There are only two places to see a gallery of artwork depicting key events in the history of U.S. intelligence services: the headquarters of the Central Intelligence Agency and an out-of-the way museum in Alabama.

Tucked away in a neighborhood near Birmingham’s airport, the Southern Museum of Flight this month opened a gallery featuring 16 reproductions of original artwork donated to the CIA and displayed at its building in McLean, Va. Based on once-secret events that have since been declassified, the artwork provides a rare glimpse into decades of U.S. spy work.

One print depicts a B-26 bomber flying over Cuba during the failed Bay of Pigs Invasion in 1961, when Alabama National Guard pilots flew for the CIA in a bid to overthrow the government of Fidel Castro. Another print shows World War II spy Virginia Hall tapping out code in occupied France, another a sunken Soviet submarine being lifted off the ocean floor during a secret 1974 operation.

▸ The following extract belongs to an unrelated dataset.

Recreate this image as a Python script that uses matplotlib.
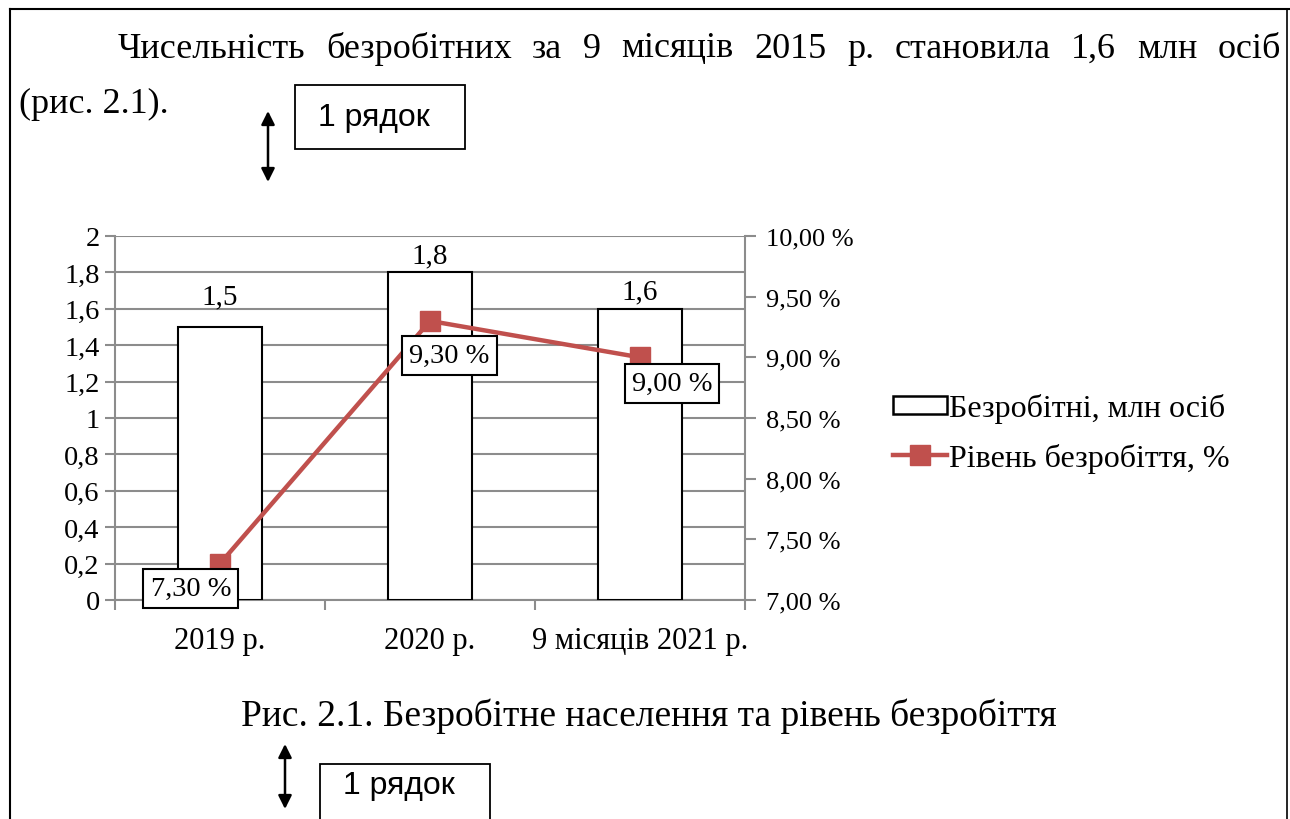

The general public can’t see the paintings at the spy agency — they are housed in a secure area frequented only by employees, official visitors and VIPs. But $7 will get anyone a ticket into the Alabama museum to view both the prints and historic aircraft such as an old Soviet helicopter, a World War II bomber pulled from a lake after crashing in South Carolina, and an A-12 Blackbird spy plane that once flew over Southeast Asia taking top-secret photographs.

“It’s a one-of-a-kind deal,” museum director Jim Griffin said.

The exhibit, housed in a large room near old biplanes and aircraft engines, is titled “Shadow Gallery, The Art of Intelligence.”

Artist Jeff Bass, who painted three commissioned works that hang in both the cloistered CIA museum and the Alabama display, said he’s glad to have a new, less-exclusive audience for his art. He spoke at the opening of the Birmingham exhibit Nov. 15 and said he was impressed by the display.

“A print, as an artist, is never going to be fully representative of the original artwork,” said Bass, of Pensacola, Fla. “But the prints are very high quality and representative of what you see at the agency. They tell a story.”

CIA spokesman Todd Ebitz said the agency isn’t aware of any collection similar to the one in Birmingham, although the CIA displays some items on its website and has loaned some historical objects to nonprofit museums.

The Southern Museum of Flight developed the exhibit through years of work after learning about the CIA gallery almost by chance.

The works displayed at CIA headquarters were funded by private contributions and donated to the CIA, said Erik Kirzinger, who played a key role in helping put the collection together. While artist Dru Blair was working on a piece for the CIA depicting a flight of the A-12 spy plane now in Birmingham, he contacted the museum seeking photos of the aircraft to ensure historical accuracy, Griffin said.

Museum staffers photographed the plane from multiple angles and sent the images to Blair, and Griffin came away with the idea of developing a “shadow” collection of artwork to mirror the paintings housed at the CIA.

“Some of the paintings include aircraft that we have here in the museum, like the A-12,” Griffin said.

One artist led to another, Griffin said, and the museum eventually secured prints of 16 of the 18 works displayed at CIA headquarters. Some artists donated their works, Griffin said, and others provide the art at deeply discounted prices.

Installed as a permanent exhibit at the Birmingham museum, the prints are accompanied both by written explanations of the historic events they depict and stories of how the artists completed the artwork.